### WHAT IS BEING ASKED:
Skip the pictures. Copy all the rest of the records down exactly.

## BEGIN PROVIDED DATA

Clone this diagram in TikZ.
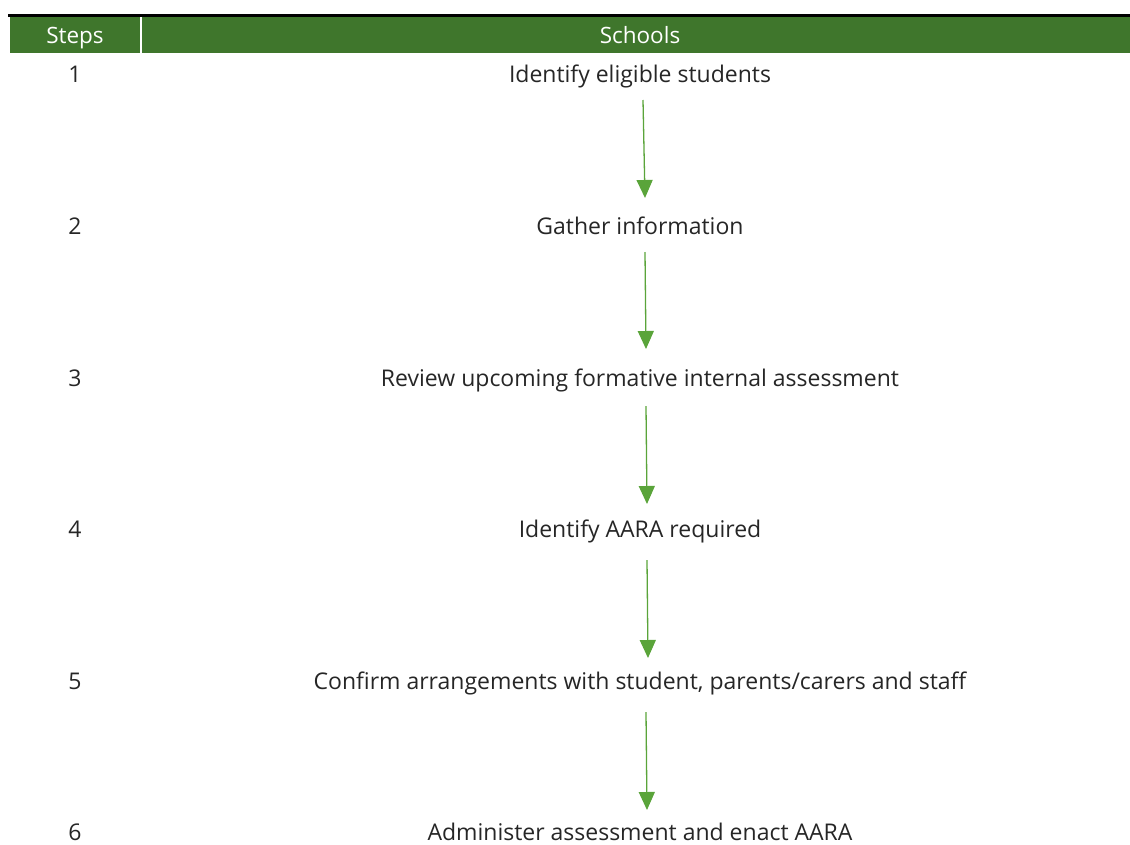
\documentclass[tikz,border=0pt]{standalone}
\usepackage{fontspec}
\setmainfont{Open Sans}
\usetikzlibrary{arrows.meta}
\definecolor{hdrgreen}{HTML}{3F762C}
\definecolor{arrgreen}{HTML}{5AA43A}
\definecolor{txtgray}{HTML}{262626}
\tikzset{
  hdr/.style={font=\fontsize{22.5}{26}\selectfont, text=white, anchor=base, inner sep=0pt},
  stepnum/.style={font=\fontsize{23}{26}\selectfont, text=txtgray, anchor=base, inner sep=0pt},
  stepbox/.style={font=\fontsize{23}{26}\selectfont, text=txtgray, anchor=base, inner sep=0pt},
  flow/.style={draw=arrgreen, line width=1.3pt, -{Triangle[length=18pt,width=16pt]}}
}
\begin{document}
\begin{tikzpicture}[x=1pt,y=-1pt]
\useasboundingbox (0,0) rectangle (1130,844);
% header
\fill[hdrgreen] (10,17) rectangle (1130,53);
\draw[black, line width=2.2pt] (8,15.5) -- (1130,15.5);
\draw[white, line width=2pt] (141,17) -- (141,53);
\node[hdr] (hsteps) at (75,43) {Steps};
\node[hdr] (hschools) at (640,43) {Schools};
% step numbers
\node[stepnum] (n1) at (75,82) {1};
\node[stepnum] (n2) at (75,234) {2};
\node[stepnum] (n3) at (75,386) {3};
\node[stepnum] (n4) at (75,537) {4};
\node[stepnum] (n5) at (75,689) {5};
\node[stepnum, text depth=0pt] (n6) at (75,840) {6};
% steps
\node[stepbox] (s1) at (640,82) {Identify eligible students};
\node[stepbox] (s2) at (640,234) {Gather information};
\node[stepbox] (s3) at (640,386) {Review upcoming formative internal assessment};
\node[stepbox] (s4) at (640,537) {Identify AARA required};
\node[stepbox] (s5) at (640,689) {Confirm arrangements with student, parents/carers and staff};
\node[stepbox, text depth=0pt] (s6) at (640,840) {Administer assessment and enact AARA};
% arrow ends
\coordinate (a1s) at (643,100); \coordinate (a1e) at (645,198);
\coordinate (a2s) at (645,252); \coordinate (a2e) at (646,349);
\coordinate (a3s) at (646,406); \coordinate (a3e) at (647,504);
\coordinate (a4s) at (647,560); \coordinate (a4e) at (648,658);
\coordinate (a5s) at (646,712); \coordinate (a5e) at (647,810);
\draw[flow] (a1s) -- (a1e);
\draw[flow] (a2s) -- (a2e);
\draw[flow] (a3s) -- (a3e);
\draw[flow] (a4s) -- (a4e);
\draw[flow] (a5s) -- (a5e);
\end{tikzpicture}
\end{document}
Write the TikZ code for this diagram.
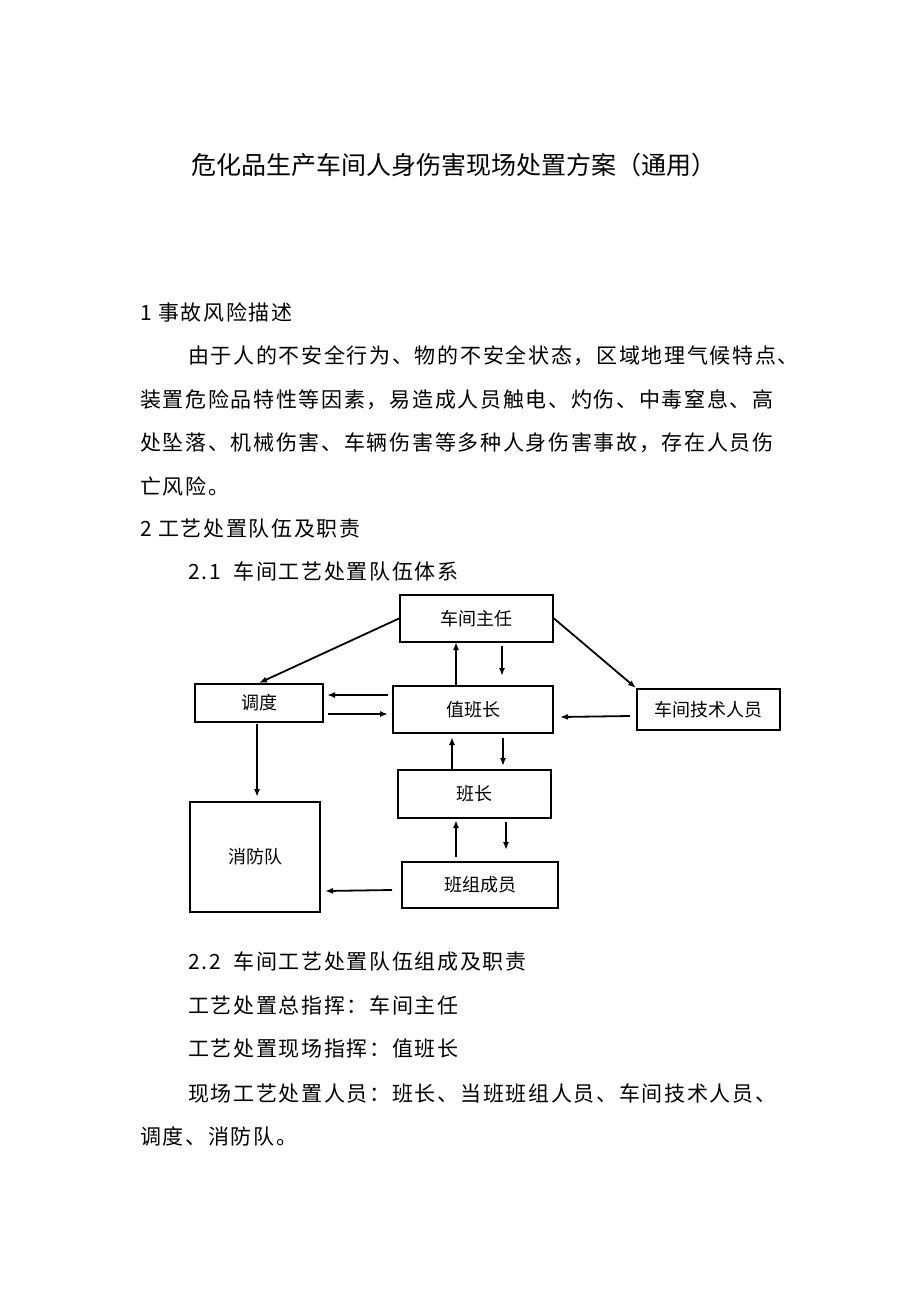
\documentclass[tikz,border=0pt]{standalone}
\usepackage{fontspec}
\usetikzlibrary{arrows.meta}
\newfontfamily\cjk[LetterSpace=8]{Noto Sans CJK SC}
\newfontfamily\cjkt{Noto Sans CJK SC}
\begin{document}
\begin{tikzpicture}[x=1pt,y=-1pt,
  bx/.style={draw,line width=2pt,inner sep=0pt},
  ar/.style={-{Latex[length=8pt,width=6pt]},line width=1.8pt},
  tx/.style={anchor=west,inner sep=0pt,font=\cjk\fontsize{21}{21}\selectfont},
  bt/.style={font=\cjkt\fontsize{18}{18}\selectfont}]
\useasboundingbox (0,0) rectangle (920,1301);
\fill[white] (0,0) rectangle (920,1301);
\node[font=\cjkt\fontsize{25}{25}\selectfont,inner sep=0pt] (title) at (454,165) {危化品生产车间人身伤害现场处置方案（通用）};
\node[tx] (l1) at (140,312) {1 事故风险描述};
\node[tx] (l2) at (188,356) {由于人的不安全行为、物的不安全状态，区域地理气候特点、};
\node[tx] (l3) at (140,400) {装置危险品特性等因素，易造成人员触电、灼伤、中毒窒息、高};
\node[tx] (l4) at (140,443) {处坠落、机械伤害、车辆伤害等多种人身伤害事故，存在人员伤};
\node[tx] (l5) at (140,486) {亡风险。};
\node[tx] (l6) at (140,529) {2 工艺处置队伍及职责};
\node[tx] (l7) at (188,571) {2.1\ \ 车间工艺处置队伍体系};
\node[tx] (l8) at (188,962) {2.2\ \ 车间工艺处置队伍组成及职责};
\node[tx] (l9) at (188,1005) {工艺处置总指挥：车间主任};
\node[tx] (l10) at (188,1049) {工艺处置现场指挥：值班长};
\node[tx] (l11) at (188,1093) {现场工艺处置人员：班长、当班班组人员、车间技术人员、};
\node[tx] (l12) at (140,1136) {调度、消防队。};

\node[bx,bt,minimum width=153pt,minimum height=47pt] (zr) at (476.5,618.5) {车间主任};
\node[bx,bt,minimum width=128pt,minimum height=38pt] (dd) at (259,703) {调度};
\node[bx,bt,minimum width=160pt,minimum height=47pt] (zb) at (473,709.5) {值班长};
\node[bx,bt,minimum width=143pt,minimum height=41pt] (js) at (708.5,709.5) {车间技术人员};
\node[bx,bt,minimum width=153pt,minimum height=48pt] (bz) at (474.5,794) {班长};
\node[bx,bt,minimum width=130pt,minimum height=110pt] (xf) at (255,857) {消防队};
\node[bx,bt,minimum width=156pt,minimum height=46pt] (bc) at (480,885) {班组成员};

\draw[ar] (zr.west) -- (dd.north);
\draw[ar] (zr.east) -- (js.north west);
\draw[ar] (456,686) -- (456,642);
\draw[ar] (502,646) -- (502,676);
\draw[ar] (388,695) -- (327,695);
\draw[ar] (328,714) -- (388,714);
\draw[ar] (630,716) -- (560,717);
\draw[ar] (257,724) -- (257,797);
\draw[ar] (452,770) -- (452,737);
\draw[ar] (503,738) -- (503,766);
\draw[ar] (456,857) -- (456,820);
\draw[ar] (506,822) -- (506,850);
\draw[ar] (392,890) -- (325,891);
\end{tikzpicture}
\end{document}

## END PROVIDED DATA

### CORRECT ANSWER:
Clone this diagram in TikZ.
\documentclass[tikz,border=0pt]{standalone}
\usepackage{fontspec}
\setmainfont{Open Sans}
\usetikzlibrary{arrows.meta}
\definecolor{hdrgreen}{HTML}{3F762C}
\definecolor{arrgreen}{HTML}{5AA43A}
\definecolor{txtgray}{HTML}{262626}
\tikzset{
  hdr/.style={font=\fontsize{22.5}{26}\selectfont, text=white, anchor=base, inner sep=0pt},
  stepnum/.style={font=\fontsize{23}{26}\selectfont, text=txtgray, anchor=base, inner sep=0pt},
  stepbox/.style={font=\fontsize{23}{26}\selectfont, text=txtgray, anchor=base, inner sep=0pt},
  flow/.style={draw=arrgreen, line width=1.3pt, -{Triangle[length=18pt,width=16pt]}}
}
\begin{document}
\begin{tikzpicture}[x=1pt,y=-1pt]
\useasboundingbox (0,0) rectangle (1130,844);
% header
\fill[hdrgreen] (10,17) rectangle (1130,53);
\draw[black, line width=2.2pt] (8,15.5) -- (1130,15.5);
\draw[white, line width=2pt] (141,17) -- (141,53);
\node[hdr] (hsteps) at (75,43) {Steps};
\node[hdr] (hschools) at (640,43) {Schools};
% step numbers
\node[stepnum] (n1) at (75,82) {1};
\node[stepnum] (n2) at (75,234) {2};
\node[stepnum] (n3) at (75,386) {3};
\node[stepnum] (n4) at (75,537) {4};
\node[stepnum] (n5) at (75,689) {5};
\node[stepnum, text depth=0pt] (n6) at (75,840) {6};
% steps
\node[stepbox] (s1) at (640,82) {Identify eligible students};
\node[stepbox] (s2) at (640,234) {Gather information};
\node[stepbox] (s3) at (640,386) {Review upcoming formative internal assessment};
\node[stepbox] (s4) at (640,537) {Identify AARA required};
\node[stepbox] (s5) at (640,689) {Confirm arrangements with student, parents/carers and staff};
\node[stepbox, text depth=0pt] (s6) at (640,840) {Administer assessment and enact AARA};
% arrow ends
\coordinate (a1s) at (643,100); \coordinate (a1e) at (645,198);
\coordinate (a2s) at (645,252); \coordinate (a2e) at (646,349);
\coordinate (a3s) at (646,406); \coordinate (a3e) at (647,504);
\coordinate (a4s) at (647,560); \coordinate (a4e) at (648,658);
\coordinate (a5s) at (646,712); \coordinate (a5e) at (647,810);
\draw[flow] (a1s) -- (a1e);
\draw[flow] (a2s) -- (a2e);
\draw[flow] (a3s) -- (a3e);
\draw[flow] (a4s) -- (a4e);
\draw[flow] (a5s) -- (a5e);
\end{tikzpicture}
\end{document}
Write the TikZ code for this diagram.
\documentclass[tikz,border=0pt]{standalone}
\usepackage{fontspec}
\usetikzlibrary{arrows.meta}
\newfontfamily\cjk[LetterSpace=8]{Noto Sans CJK SC}
\newfontfamily\cjkt{Noto Sans CJK SC}
\begin{document}
\begin{tikzpicture}[x=1pt,y=-1pt,
  bx/.style={draw,line width=2pt,inner sep=0pt},
  ar/.style={-{Latex[length=8pt,width=6pt]},line width=1.8pt},
  tx/.style={anchor=west,inner sep=0pt,font=\cjk\fontsize{21}{21}\selectfont},
  bt/.style={font=\cjkt\fontsize{18}{18}\selectfont}]
\useasboundingbox (0,0) rectangle (920,1301);
\fill[white] (0,0) rectangle (920,1301);
\node[font=\cjkt\fontsize{25}{25}\selectfont,inner sep=0pt] (title) at (454,165) {危化品生产车间人身伤害现场处置方案（通用）};
\node[tx] (l1) at (140,312) {1 事故风险描述};
\node[tx] (l2) at (188,356) {由于人的不安全行为、物的不安全状态，区域地理气候特点、};
\node[tx] (l3) at (140,400) {装置危险品特性等因素，易造成人员触电、灼伤、中毒窒息、高};
\node[tx] (l4) at (140,443) {处坠落、机械伤害、车辆伤害等多种人身伤害事故，存在人员伤};
\node[tx] (l5) at (140,486) {亡风险。};
\node[tx] (l6) at (140,529) {2 工艺处置队伍及职责};
\node[tx] (l7) at (188,571) {2.1\ \ 车间工艺处置队伍体系};
\node[tx] (l8) at (188,962) {2.2\ \ 车间工艺处置队伍组成及职责};
\node[tx] (l9) at (188,1005) {工艺处置总指挥：车间主任};
\node[tx] (l10) at (188,1049) {工艺处置现场指挥：值班长};
\node[tx] (l11) at (188,1093) {现场工艺处置人员：班长、当班班组人员、车间技术人员、};
\node[tx] (l12) at (140,1136) {调度、消防队。};

\node[bx,bt,minimum width=153pt,minimum height=47pt] (zr) at (476.5,618.5) {车间主任};
\node[bx,bt,minimum width=128pt,minimum height=38pt] (dd) at (259,703) {调度};
\node[bx,bt,minimum width=160pt,minimum height=47pt] (zb) at (473,709.5) {值班长};
\node[bx,bt,minimum width=143pt,minimum height=41pt] (js) at (708.5,709.5) {车间技术人员};
\node[bx,bt,minimum width=153pt,minimum height=48pt] (bz) at (474.5,794) {班长};
\node[bx,bt,minimum width=130pt,minimum height=110pt] (xf) at (255,857) {消防队};
\node[bx,bt,minimum width=156pt,minimum height=46pt] (bc) at (480,885) {班组成员};

\draw[ar] (zr.west) -- (dd.north);
\draw[ar] (zr.east) -- (js.north west);
\draw[ar] (456,686) -- (456,642);
\draw[ar] (502,646) -- (502,676);
\draw[ar] (388,695) -- (327,695);
\draw[ar] (328,714) -- (388,714);
\draw[ar] (630,716) -- (560,717);
\draw[ar] (257,724) -- (257,797);
\draw[ar] (452,770) -- (452,737);
\draw[ar] (503,738) -- (503,766);
\draw[ar] (456,857) -- (456,820);
\draw[ar] (506,822) -- (506,850);
\draw[ar] (392,890) -- (325,891);
\end{tikzpicture}
\end{document}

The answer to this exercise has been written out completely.